RECORDED INFORMATION:
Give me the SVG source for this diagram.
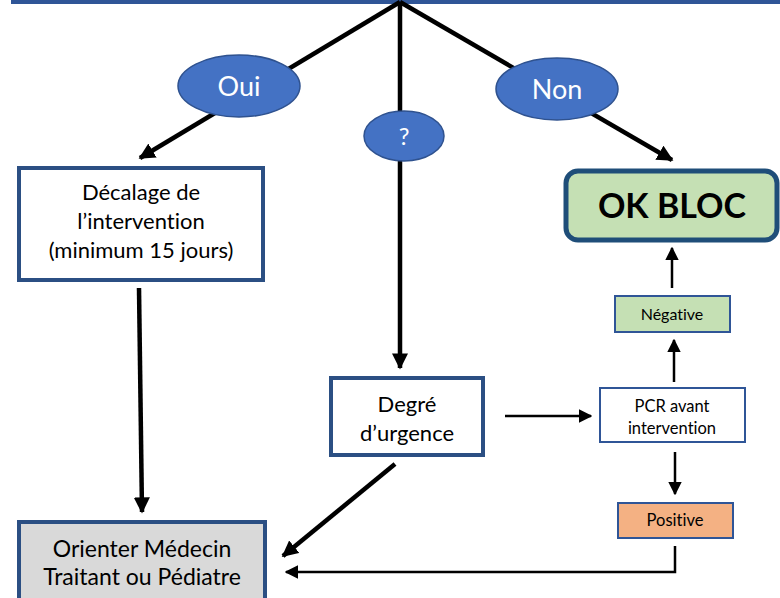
<svg xmlns="http://www.w3.org/2000/svg" width="780" height="598" viewBox="0 0 780 598">
<defs>
<style>
text{font-family:Lato,"Open Sans","Liberation Sans",sans-serif;text-anchor:middle;fill:#000;font-variant-ligatures:none;font-feature-settings:"liga" 0,"dlig" 0}
.box{stroke:#2B4F83;stroke-width:4;fill:#fff}
.thin{stroke:#2F5597;stroke-width:2;fill:#fff}
.ell{fill:#4472C4;stroke:#2F528F;stroke-width:1.5}
.lbl{fill:#fff;font-size:27px}
.thick{stroke:#000;stroke-width:4.5;fill:none}
.med{stroke:#000;stroke-width:2.5;fill:none}
</style>
<marker id="ah" viewBox="0 0 10 10" refX="9" refY="5" markerWidth="3.6" markerHeight="3.6" orient="auto" markerUnits="strokeWidth"><path d="M0,0L10,5L0,10z" fill="#000"/></marker>
<marker id="ah2" viewBox="0 0 10 10" refX="9" refY="5" markerWidth="5.5" markerHeight="5.5" orient="auto" markerUnits="strokeWidth"><path d="M0,0L10,5L0,10z" fill="#000"/></marker>
</defs>
<g id="top"><rect x="13" y="-30" width="790" height="32" fill="#fff" stroke="#2F5597" stroke-width="4"/></g>
<g id="connectors">
<line class="thick" x1="400" y1="2" x2="140" y2="158" marker-end="url(#ah)"/>
<line class="thick" x1="400" y1="2" x2="672" y2="160" marker-end="url(#ah)"/>
<line class="thick" x1="400" y1="2" x2="400" y2="368" marker-end="url(#ah)"/>
<line class="thick" x1="139" y1="288" x2="142" y2="512" marker-end="url(#ah)"/>
<line class="thick" x1="395" y1="464" x2="283" y2="556" marker-end="url(#ah)"/>
<line class="med" x1="505" y1="416" x2="591" y2="416" marker-end="url(#ah2)"/>
<line class="med" x1="674" y1="382" x2="674" y2="340" marker-end="url(#ah2)"/>
<line class="med" x1="672" y1="288" x2="672" y2="248" marker-end="url(#ah2)"/>
<line class="med" x1="675" y1="452" x2="675" y2="494" marker-end="url(#ah2)"/>
<path class="med" d="M675,546V572H286" marker-end="url(#ah2)"/>
</g>
<g id="oui"><ellipse class="ell" cx="239" cy="86" rx="61" ry="31"/><text class="lbl" x="239" y="96">Oui</text></g>
<g id="q"><ellipse class="ell" cx="404" cy="136" rx="40" ry="25"/><text class="lbl" x="404" y="145" style="font-size:24px">?</text></g>
<g id="non"><ellipse class="ell" cx="557" cy="89" rx="61" ry="31"/><text class="lbl" x="557" y="99">Non</text></g>
<g id="decalage"><rect class="box" x="19" y="168" width="244" height="112"/>
<text x="141" y="200" font-size="22">Décalage de</text>
<text x="141" y="229" font-size="22">l’intervention</text>
<text x="141" y="258" font-size="22">(minimum 15 jours)</text></g>
<g id="okbloc"><rect x="566" y="171" width="211" height="69" rx="12" fill="#C5E0B4" stroke="#1F4E79" stroke-width="5"/>
<text x="672" y="218" font-size="34" font-weight="bold">OK BLOC</text></g>
<g id="negative"><rect x="615" y="296" width="115" height="36" fill="#C5E0B4" stroke="#2F5597" stroke-width="2"/>
<text x="672" y="320" font-size="16">Négative</text></g>
<g id="pcr"><rect class="thin" x="600" y="388" width="145" height="54"/>
<text x="672" y="412" font-size="16.5">PCR avant</text>
<text x="672" y="434" font-size="16.5">intervention</text></g>
<g id="positive"><rect x="618" y="503" width="115" height="35" fill="#F4B183" stroke="#2F5597" stroke-width="2"/>
<text x="675" y="526" font-size="16.5">Positive</text></g>
<g id="degre"><rect class="box" x="331" y="378" width="152" height="77"/>
<text x="407" y="412" font-size="22">Degré</text>
<text x="407" y="441" font-size="22">d’urgence</text></g>
<g id="orienter"><rect class="box" x="19" y="522" width="246" height="80" style="fill:#D9D9D9"/>
<text x="142" y="557" font-size="23">Orienter Médecin</text>
<text x="142" y="585" font-size="23">Traitant ou Pédiatre</text></g>
</svg>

PROBLEM:
Skip the images and write out the rest of the listing exactly.

EXERCISE SOLUTION:
Give me the SVG source for this diagram.
<svg xmlns="http://www.w3.org/2000/svg" width="780" height="598" viewBox="0 0 780 598">
<defs>
<style>
text{font-family:Lato,"Open Sans","Liberation Sans",sans-serif;text-anchor:middle;fill:#000;font-variant-ligatures:none;font-feature-settings:"liga" 0,"dlig" 0}
.box{stroke:#2B4F83;stroke-width:4;fill:#fff}
.thin{stroke:#2F5597;stroke-width:2;fill:#fff}
.ell{fill:#4472C4;stroke:#2F528F;stroke-width:1.5}
.lbl{fill:#fff;font-size:27px}
.thick{stroke:#000;stroke-width:4.5;fill:none}
.med{stroke:#000;stroke-width:2.5;fill:none}
</style>
<marker id="ah" viewBox="0 0 10 10" refX="9" refY="5" markerWidth="3.6" markerHeight="3.6" orient="auto" markerUnits="strokeWidth"><path d="M0,0L10,5L0,10z" fill="#000"/></marker>
<marker id="ah2" viewBox="0 0 10 10" refX="9" refY="5" markerWidth="5.5" markerHeight="5.5" orient="auto" markerUnits="strokeWidth"><path d="M0,0L10,5L0,10z" fill="#000"/></marker>
</defs>
<g id="top"><rect x="13" y="-30" width="790" height="32" fill="#fff" stroke="#2F5597" stroke-width="4"/></g>
<g id="connectors">
<line class="thick" x1="400" y1="2" x2="140" y2="158" marker-end="url(#ah)"/>
<line class="thick" x1="400" y1="2" x2="672" y2="160" marker-end="url(#ah)"/>
<line class="thick" x1="400" y1="2" x2="400" y2="368" marker-end="url(#ah)"/>
<line class="thick" x1="139" y1="288" x2="142" y2="512" marker-end="url(#ah)"/>
<line class="thick" x1="395" y1="464" x2="283" y2="556" marker-end="url(#ah)"/>
<line class="med" x1="505" y1="416" x2="591" y2="416" marker-end="url(#ah2)"/>
<line class="med" x1="674" y1="382" x2="674" y2="340" marker-end="url(#ah2)"/>
<line class="med" x1="672" y1="288" x2="672" y2="248" marker-end="url(#ah2)"/>
<line class="med" x1="675" y1="452" x2="675" y2="494" marker-end="url(#ah2)"/>
<path class="med" d="M675,546V572H286" marker-end="url(#ah2)"/>
</g>
<g id="oui"><ellipse class="ell" cx="239" cy="86" rx="61" ry="31"/><text class="lbl" x="239" y="96">Oui</text></g>
<g id="q"><ellipse class="ell" cx="404" cy="136" rx="40" ry="25"/><text class="lbl" x="404" y="145" style="font-size:24px">?</text></g>
<g id="non"><ellipse class="ell" cx="557" cy="89" rx="61" ry="31"/><text class="lbl" x="557" y="99">Non</text></g>
<g id="decalage"><rect class="box" x="19" y="168" width="244" height="112"/>
<text x="141" y="200" font-size="22">Décalage de</text>
<text x="141" y="229" font-size="22">l’intervention</text>
<text x="141" y="258" font-size="22">(minimum 15 jours)</text></g>
<g id="okbloc"><rect x="566" y="171" width="211" height="69" rx="12" fill="#C5E0B4" stroke="#1F4E79" stroke-width="5"/>
<text x="672" y="218" font-size="34" font-weight="bold">OK BLOC</text></g>
<g id="negative"><rect x="615" y="296" width="115" height="36" fill="#C5E0B4" stroke="#2F5597" stroke-width="2"/>
<text x="672" y="320" font-size="16">Négative</text></g>
<g id="pcr"><rect class="thin" x="600" y="388" width="145" height="54"/>
<text x="672" y="412" font-size="16.5">PCR avant</text>
<text x="672" y="434" font-size="16.5">intervention</text></g>
<g id="positive"><rect x="618" y="503" width="115" height="35" fill="#F4B183" stroke="#2F5597" stroke-width="2"/>
<text x="675" y="526" font-size="16.5">Positive</text></g>
<g id="degre"><rect class="box" x="331" y="378" width="152" height="77"/>
<text x="407" y="412" font-size="22">Degré</text>
<text x="407" y="441" font-size="22">d’urgence</text></g>
<g id="orienter"><rect class="box" x="19" y="522" width="246" height="80" style="fill:#D9D9D9"/>
<text x="142" y="557" font-size="23">Orienter Médecin</text>
<text x="142" y="585" font-size="23">Traitant ou Pédiatre</text></g>
</svg>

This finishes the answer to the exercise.